Physicochemical characterization and in-vitro digestibility of extruded rice noodles with different amylose contents based on rheological approaches

• Extruded rice noodles with different amylose levels were rheologically investigated.
• High amylose rice (HAR) flour exhibited higher mixing stability and elastic nature.
• HAR noodles exhibited a firmer texture that contributed to their reduced cooking loss.
• HAR noodles showed greater viscosities throughout in-vitro simulated digestion steps.
• Flow curves of noodle digesta consisted of Power-law area and infinite shear plateau.
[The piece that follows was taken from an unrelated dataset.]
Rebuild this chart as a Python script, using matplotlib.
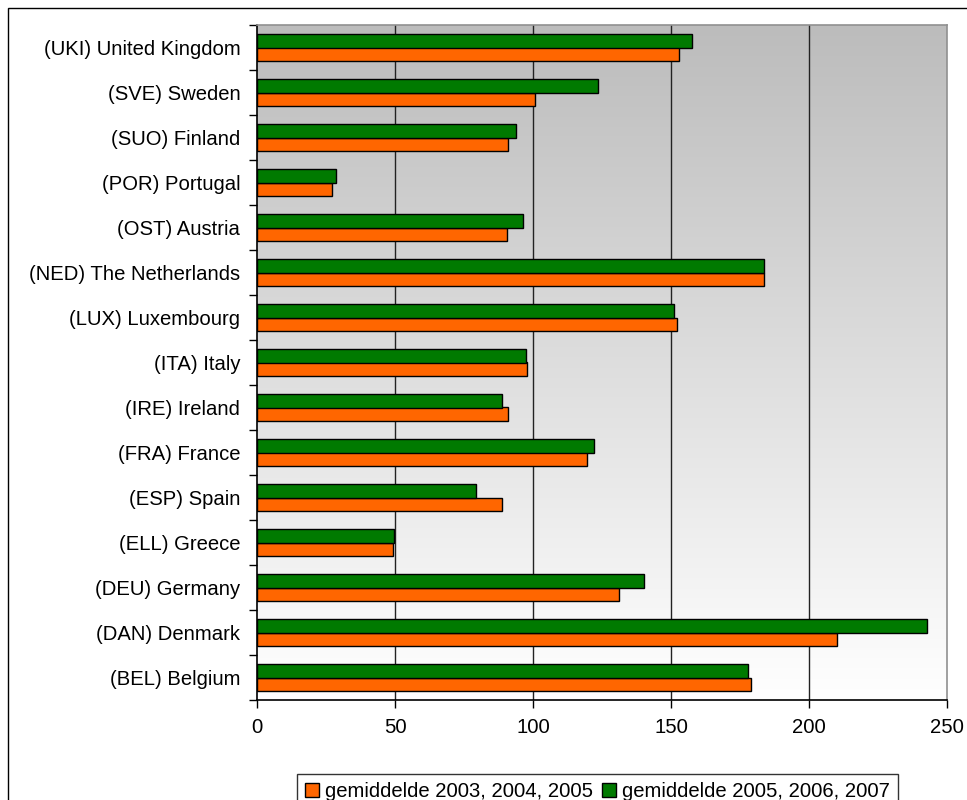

The physicochemical properties and in-vitro digestibility of extruded rice noodles with different amylose contents were characterized from a rheological point of view. Thermo-mechanical measurements showed that the rice flour with higher amylose contents exhibited greater stability to dual-mixing and higher degrees of starch gelatinization and retrogradation. In addition, greater elastic properties were clearly observed in the high amylose rice samples. The use of high amylose rice flour produced noodles with a harder texture, consequently contributing to reduced cooking loss. Furthermore, the rheological changes of extruded rice noodles were monitored in real time during the in-vitro starch digestion. The rice noodle digesta with higher amylose contents exhibited greater viscosities throughout the simulated oral-gastric-intestinal digestion steps. The flow behaviors of the rice noodle digesta consisted of the Power-law region and infinite shear plateau that were satisfactorily characterized by the Sisko model (R2 > 0.99).